Protesters at Miss America contest, 1967
Photo: Jo Freeman

The Women's Movement: Liberated at Last?

"If divorce has increased by 1,000 percent, don't blame the women's movement. Blame the obsolete sex roles on which our marriages were based."
Betty Friedan
Jan. 20, 1974

"[Feminism is] a socialist, anti-family, political movement that encourages women to leave their husbands, kill their children, practice witchcraft, destroy capitalism and become lesbians."
Pat Robertson
1992 Republican National Convention

In 1920, just 40 years before the revolutionary ‘60s, American women couldn’t even vote. Women of the era grew up in the expectation and understanding that this civil right would not be theirs.

By 1960, things had changed. Women were voting, and going to college to obtain more than a husband, and doing more work outside the home. When NOW is founded, in ‘66, women already have legal protections from gender discrimination. So did the “second wave” of feminism really change anything for American women?

Economic Change

Equal pay for equal work is a basic principle of the Women’s Movement. Looking just at growth in median income (MI) from 1963 to 2003, America’s working women are definitely better off than they were 40 years ago.

But interpreting the same U.S. Census data as a percentage of median income relative to the median income of males, it’s clear that a wage gap still exists. Back in the ‘60s, black women were making almost 40% of what black man earned; white women made less than a third as much as their male counterparts. Jumping forward to 2003, black women have closed the gap significantly, earning three-quarters as much as black men; white women also improve their ratio, but still don’t earn three-fifths as much as white men.

all figures shown in 2003 dollars
1963 2003 Change
Black Female $4,905 $16,540 237.2%
White Female $7,973 $17,422 118.5%
1963 2003
Black Male 100% 100%
Black Female 38.6% 75.4%
White Male 100% 100%
White Female 32.6% 56.7%

Why does the gap between median income for men and women remain at all?

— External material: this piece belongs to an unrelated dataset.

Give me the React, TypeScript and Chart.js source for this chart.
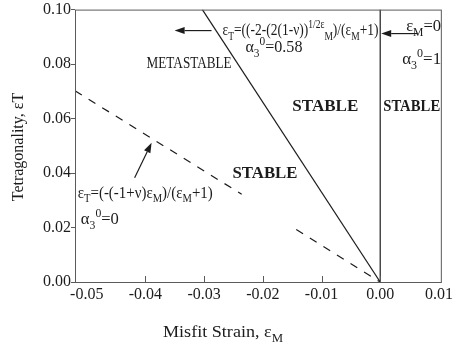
import React, { useEffect, useRef } from "react";
import { Chart, registerables } from "chart.js";

Chart.register(...registerables);

// ---- data ----
const xMin = -0.052;
const xMax = 0.0105;
const xTicks = [-0.05, -0.04, -0.03, -0.02, -0.01, 0.0, 0.01];
const xMarkTicks = [-0.04, -0.03, -0.02, -0.01, 0.0];
const yTicks = [0.0, 0.02, 0.04, 0.06, 0.08, 0.1];

// solid boundary (alpha3^0 = 0.58)
const solidX = [-0.0303, 0.0];
const solidY = [0.1, 0.0];
// dashed boundary (alpha3^0 = 0), drawn with a gap as in the figure
const dashAX = [-0.052, -0.0236];
const dashAY = [0.0702, 0.0322];
const dashBX = [-0.0143, 0.0];
const dashBY = [0.0193, 0.0];
// vertical boundary eps_M = 0
const vertX = [0.0, 0.0];
const vertY = [0.0, 0.1];

type Seg = [string, "n" | "sub" | "sup"];
type Label = { segs: Seg[]; x: number; y: number; w: number; size: number; bold?: boolean };

const labels: Label[] = [
  {
    segs: [["ε", "n"], ["T", "sub"], ["=((-2-(2(1-ν))", "n"], ["1/2ε", "sup"], ["M", "sub"], [")/(ε", "n"], ["M", "sub"], ["+1)", "n"]],
    x: -0.02687, y: 0.0905, w: 156, size: 17,
  },
  { segs: [["α", "n"], ["3", "sub"], ["0", "sup"], ["=0.58", "n"]], x: -0.02296, y: 0.0845, w: 57, size: 17 },
  { segs: [["METASTABLE", "n"]], x: -0.0398, y: 0.0785, w: 85, size: 17 },
  { segs: [["ε", "n"], ["M", "sub"], ["=0", "n"]], x: 0.00442, y: 0.092, w: 35, size: 17 },
  { segs: [["α", "n"], ["3", "sub"], ["0", "sup"], ["=1", "n"]], x: 0.00374, y: 0.0799, w: 39, size: 17 },
  { segs: [["STABLE", "n"]], x: -0.01497, y: 0.0628, w: 66, size: 17.5, bold: true },
  { segs: [["STABLE", "n"]], x: 0.00051, y: 0.0628, w: 57, size: 17.5, bold: true },
  { segs: [["STABLE", "n"]], x: -0.02517, y: 0.0383, w: 65, size: 17.5, bold: true },
  {
    segs: [["ε", "n"], ["T", "sub"], ["=(-(-1+ν)ε", "n"], ["M", "sub"], [")/(ε", "n"], ["M", "sub"], ["+1)", "n"]],
    x: -0.05153, y: 0.031, w: 135, size: 17,
  },
  { segs: [["α", "n"], ["3", "sub"], ["0", "sup"], ["=0", "n"]], x: -0.051, y: 0.0212, w: 38, size: 17 },
];

// arrows: [fromX, fromY, toX, toY]
const arrows = [
  [-0.02874, 0.0923, -0.03503, 0.0923],
  [0.00629, 0.0912, 0.00017, 0.0912],
  [-0.04184, 0.0383, -0.03895, 0.0511],
];

const FONT = "'Liberation Serif', 'Times New Roman', serif";
const INK = "#1c1c1c";
const AXIS = "#5a5a5a";

function segFont(size: number, mode: string, bold?: boolean) {
  const s = mode === "n" ? size : Math.round(size * 0.68);
  return `${bold ? "bold " : ""}${s}px ${FONT}`;
}

function richWidth(ctx: CanvasRenderingContext2D, segs: Seg[], size: number, bold?: boolean) {
  let natural = 0;
  for (const [t, m] of segs) {
    ctx.font = segFont(size, m, bold);
    natural += ctx.measureText(t).width;
  }
  return natural;
}

function drawRich(ctx: CanvasRenderingContext2D, segs: Seg[], x: number, y: number, size: number, targetW?: number, bold?: boolean) {
  const natural = richWidth(ctx, segs, size, bold);
  const sx = targetW ? targetW / natural : 1;
  ctx.save();
  ctx.translate(x, y);
  ctx.scale(sx, 1);
  ctx.textAlign = "left";
  ctx.textBaseline = "alphabetic";
  let cx = 0;
  for (const [t, m] of segs) {
    ctx.font = segFont(size, m, bold);
    const dy = m === "sub" ? size * 0.28 : m === "sup" ? -size * 0.42 : 0;
    ctx.fillText(t, cx, dy);
    cx += ctx.measureText(t).width;
  }
  ctx.restore();
}

const overlay = {
  id: "overlay",
  afterDraw(chart: any) {
    const { ctx, chartArea: a, scales } = chart;
    const xs = scales.x;
    const ys = scales.y;
    ctx.save();
    // frame
    ctx.strokeStyle = AXIS;
    ctx.lineWidth = 1;
    ctx.strokeRect(a.left + 0.5, a.top + 0.5, a.right - a.left - 1, a.bottom - a.top);
    // inward x ticks
    ctx.beginPath();
    for (const v of xMarkTicks) {
      const px = Math.round(xs.getPixelForValue(v)) + 0.5;
      ctx.moveTo(px, a.bottom);
      ctx.lineTo(px, a.bottom - 6);
    }
    ctx.stroke();

    ctx.fillStyle = INK;
    for (const l of labels) {
      drawRich(ctx, l.segs, xs.getPixelForValue(l.x), ys.getPixelForValue(l.y), l.size, l.w, l.bold);
    }

    // arrows
    ctx.strokeStyle = INK;
    ctx.lineWidth = 1.2;
    for (const [x0, y0, x1, y1] of arrows) {
      const p0x = xs.getPixelForValue(x0), p0y = ys.getPixelForValue(y0);
      const p1x = xs.getPixelForValue(x1), p1y = ys.getPixelForValue(y1);
      const ang = Math.atan2(p1y - p0y, p1x - p0x);
      const hl = 10, hw = 3.5;
      const bx = p1x - hl * Math.cos(ang), by = p1y - hl * Math.sin(ang);
      ctx.beginPath();
      ctx.moveTo(p0x, p0y);
      ctx.lineTo(bx, by);
      ctx.stroke();
      ctx.beginPath();
      ctx.moveTo(p1x, p1y);
      ctx.lineTo(bx + hw * Math.sin(ang), by - hw * Math.cos(ang));
      ctx.lineTo(bx - hw * Math.sin(ang), by + hw * Math.cos(ang));
      ctx.closePath();
      ctx.fill();
    }

    // axis titles
    ctx.fillStyle = INK;
    const xt: Seg[] = [["Misfit Strain, ε", "n"], ["M", "sub"]];
    drawRich(ctx, xt, 163, 337, 17, 120);

    ctx.save();
    ctx.translate(23, 147);
    ctx.rotate(-Math.PI / 2);
    ctx.font = `16px ${FONT}`;
    ctx.textAlign = "center";
    ctx.textBaseline = "alphabetic";
    ctx.fillText("Tetragonality, εT", 0, 0);
    ctx.restore();
    ctx.restore();
  },
};

function pts(xa: number[], ya: number[]) {
  return xa.map((x, i) => ({ x, y: ya[i] }));
}

export default function App() {
  const ref = useRef<HTMLCanvasElement>(null);
  useEffect(() => {
    document.body.style.margin = "0";
    const line = (data: any, dash: number[] = []) => ({
      data,
      showLine: true,
      borderColor: INK,
      borderWidth: 1.2,
      borderDash: dash,
      pointRadius: 0,
      fill: false,
    });
    const chart = new Chart(ref.current!, {
      type: "scatter",
      data: {
        datasets: [
          line(pts(solidX, solidY)),
          line(pts(dashAX, dashAY), [8, 8]),
          line(pts(dashBX, dashBY), [8, 8]),
          line(pts(vertX, vertY)),
        ],
      },
      options: {
        animation: false,
        responsive: false,
        devicePixelRatio: 1,
        layout: { padding: { top: 8, right: 13, left: 0, bottom: 0 } },
        plugins: { legend: { display: false }, tooltip: { enabled: false } },
        scales: {
          x: {
            type: "linear",
            min: xMin,
            max: xMax,
            afterBuildTicks: (s: any) => { s.ticks = xTicks.map((v) => ({ value: v })); },
            afterFit: (s: any) => { s.height = 65; },
            ticks: {
              callback: (v: any) => Number(v).toFixed(2).replace("-0.00", "0.00"),
              font: { family: FONT, size: 16 },
              color: INK,
              padding: 3,
              maxRotation: 0,
              autoSkip: false,
            },
            grid: { display: false, drawOnChartArea: false, drawTicks: false },
            border: { display: false },
          },
          y: {
            type: "linear",
            min: 0,
            max: 0.1,
            afterBuildTicks: (s: any) => { s.ticks = yTicks.map((v) => ({ value: v })); },
            afterFit: (s: any) => { s.width = 75; },
            ticks: {
              callback: (v: any) => Number(v).toFixed(2),
              font: { family: FONT, size: 16 },
              color: INK,
              padding: 0,
              autoSkip: false,
            },
            grid: { display: true, drawOnChartArea: false, drawTicks: true, tickLength: 4, color: AXIS },
            border: { display: false },
          },
        },
      },
      plugins: [overlay],
    });
    return () => chart.destroy();
  }, []);
  return (
    <canvas
      ref={ref}
      width={456}
      height={347}
      style={{ display: "block", position: "fixed", left: 0, top: 0, width: 456, height: 347 }}
    />
  );
}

True the statistics could reflect unfair compensation practices—but more likely causes include different levels of educational attainment, career paths that are less financially rewarding, or even something as simple as the desire to spend less time at work and more hours with family.

Political Changes

In 1972—the year Shirley Chisholm is a Presidential candidate—a quarter of people surveyed say they would not vote for a woman for President. By 1996, only 5% of women and 8% of men would rule out a female Presidential candidate.

Reproductive Changes

The pill was available in 1960, but state laws prevented millions of women from using it until 1965 or later. It wasn’t until ’65, that all 50 states finally eliminated laws preventing married couples from obtaining contraceptives!

In 1973, Roe v. Wade was a case of paramount importance to the Women’s Movement, establishing a woman’s reproductive rights.

Life Changes

In the early ‘70s, less than 4% of high school girls play organized sports. By the close of the 20th Century, over 30% of high school females participate. Increased participation is a direct result of Title IX legislation requiring opportunities for girls.

As of 2005, an entire generation of women has reached maturity without perceiving themselves as inferior in any way to men.

And there’s a new vocabulary of concepts that weren’t even conceivable 40 years ago: sexual harassment; the glass ceiling; the Mommy Track; the Family Leave Act.

Another 40 years from now, the changes should be even more interesting.